Personal information
- Date of birth: 8 January 1990 (age 36)
- Place of birth: Emmeloord, Netherlands
- Position: Midfielder

Senior career*
- Years: Team / Apps / (Gls)
- 2009–2012: Heerenveen / 1 / (0)
- 2010–2011: → Emmen (loan) / 20 / (0)
- 2011–2012: → Fortuna Sittard (loan) / 16 / (4)
- 2012–2015: Excelsior / 14 / (0)
- 2016–2018: BVV Barendrecht / 29 / (1)
- Total:  / 80 / (5)

International career
- 2005–2007: Netherlands U17 / 10 / (0)
- 2008: Netherlands U18 / 3 / (1)
- 2008: Netherlands U19 / 2 / (0)

= Richard Stolte =

Dutch footballer

Richard Stolte (born 8 January 1990) is a Dutch former professional footballer who played as a midfielder.

==Career==
Stolte was born in Emmeloord, Netherlands. Before being picked up by the youth academy of SC Heerenveen, Stolte played at Flevo Boys, an amateur club from his home town. In the academy he played as a left winger, both on midfield and in attack. He also received many international call-ups from the various Dutch youth squads.

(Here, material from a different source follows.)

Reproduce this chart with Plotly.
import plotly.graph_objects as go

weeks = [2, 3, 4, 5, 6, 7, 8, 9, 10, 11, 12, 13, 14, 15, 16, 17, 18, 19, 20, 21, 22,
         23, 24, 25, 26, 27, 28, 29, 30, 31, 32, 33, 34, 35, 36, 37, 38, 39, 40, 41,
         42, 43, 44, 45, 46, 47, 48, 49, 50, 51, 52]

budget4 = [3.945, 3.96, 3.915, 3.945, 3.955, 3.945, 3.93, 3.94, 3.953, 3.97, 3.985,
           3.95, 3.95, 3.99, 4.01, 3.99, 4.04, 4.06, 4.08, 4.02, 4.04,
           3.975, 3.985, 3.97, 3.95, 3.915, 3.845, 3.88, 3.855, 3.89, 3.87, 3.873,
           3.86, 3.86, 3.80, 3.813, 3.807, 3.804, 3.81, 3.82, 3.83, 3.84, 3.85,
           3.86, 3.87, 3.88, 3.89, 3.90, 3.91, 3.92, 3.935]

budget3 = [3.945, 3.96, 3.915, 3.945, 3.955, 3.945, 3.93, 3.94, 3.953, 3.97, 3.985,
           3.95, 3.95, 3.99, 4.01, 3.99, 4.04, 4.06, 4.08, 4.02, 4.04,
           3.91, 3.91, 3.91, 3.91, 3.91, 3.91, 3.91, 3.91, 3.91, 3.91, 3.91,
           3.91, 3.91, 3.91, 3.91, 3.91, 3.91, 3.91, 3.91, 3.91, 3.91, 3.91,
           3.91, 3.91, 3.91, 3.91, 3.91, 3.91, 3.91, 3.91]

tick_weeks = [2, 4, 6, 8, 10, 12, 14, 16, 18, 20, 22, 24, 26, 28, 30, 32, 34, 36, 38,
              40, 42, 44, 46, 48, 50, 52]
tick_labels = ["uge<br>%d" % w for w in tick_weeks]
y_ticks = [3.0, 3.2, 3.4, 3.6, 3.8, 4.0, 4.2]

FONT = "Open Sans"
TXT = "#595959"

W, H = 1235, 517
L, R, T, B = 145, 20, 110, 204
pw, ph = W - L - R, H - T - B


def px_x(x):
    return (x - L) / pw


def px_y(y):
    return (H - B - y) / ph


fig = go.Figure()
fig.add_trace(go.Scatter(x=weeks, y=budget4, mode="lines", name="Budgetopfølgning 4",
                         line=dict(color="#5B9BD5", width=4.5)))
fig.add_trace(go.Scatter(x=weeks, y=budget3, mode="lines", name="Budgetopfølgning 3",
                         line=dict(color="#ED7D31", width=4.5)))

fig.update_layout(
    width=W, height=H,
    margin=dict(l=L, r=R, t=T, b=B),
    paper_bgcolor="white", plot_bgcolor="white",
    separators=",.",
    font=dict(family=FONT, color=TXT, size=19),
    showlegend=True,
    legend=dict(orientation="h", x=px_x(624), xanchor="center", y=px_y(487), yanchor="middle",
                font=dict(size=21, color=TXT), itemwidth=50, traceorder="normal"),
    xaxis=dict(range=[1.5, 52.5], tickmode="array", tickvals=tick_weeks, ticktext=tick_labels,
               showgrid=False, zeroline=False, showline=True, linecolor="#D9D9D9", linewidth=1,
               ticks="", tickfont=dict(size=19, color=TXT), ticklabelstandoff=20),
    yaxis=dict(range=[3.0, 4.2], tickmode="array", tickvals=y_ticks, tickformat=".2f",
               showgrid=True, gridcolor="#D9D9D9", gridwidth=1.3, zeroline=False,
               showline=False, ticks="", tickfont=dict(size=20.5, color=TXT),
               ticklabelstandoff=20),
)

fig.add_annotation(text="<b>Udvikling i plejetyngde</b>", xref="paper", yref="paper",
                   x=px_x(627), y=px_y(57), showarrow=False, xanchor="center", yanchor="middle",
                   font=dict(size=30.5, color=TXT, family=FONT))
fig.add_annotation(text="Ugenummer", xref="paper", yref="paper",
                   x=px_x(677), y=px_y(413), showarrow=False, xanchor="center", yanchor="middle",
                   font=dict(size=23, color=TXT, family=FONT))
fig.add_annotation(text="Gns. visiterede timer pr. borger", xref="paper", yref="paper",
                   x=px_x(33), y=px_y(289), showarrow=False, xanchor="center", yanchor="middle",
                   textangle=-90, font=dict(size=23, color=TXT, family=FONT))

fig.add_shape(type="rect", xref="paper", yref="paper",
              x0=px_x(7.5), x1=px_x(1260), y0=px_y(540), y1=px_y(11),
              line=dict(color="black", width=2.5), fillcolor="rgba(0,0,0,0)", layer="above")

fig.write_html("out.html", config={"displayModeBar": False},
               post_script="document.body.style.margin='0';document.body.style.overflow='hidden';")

In 2008, he signed a two-year deal at Heerenveen with an option for two more seasons. The plan was to keep Stolte another year in the academy followed by one season in the reserve squad. In the summer of 2009 FC Emmen was interested in loaning him for a season, but first team manager Trond Sollied kept him at the club. With many injuries in the first team, Stolte made his professional debut in an away match against NEC Nijmegen on 7 August 2009, his only appearance with Frisians that season.

The club activated the option in Stolte's contract, keeping him at the club until the summer of 2012. He was loaned out to FC Emmen during the 2010–11 season. In Drenthe he made 20 appearances in the Eerste Divisie in which he did not score.

In June 2011, Eerste Divisie club Fortuna Sittard announced that they would loan Stolte for one season from Heerenveen.

In the summer of 2012, Stolte definitely left Heerenveen and signed with Excelsior.

In May 2016 it was announced that Stolte, after a long rehabilitation from injury, had joined new Tweede Divisie club BVV Barendrecht.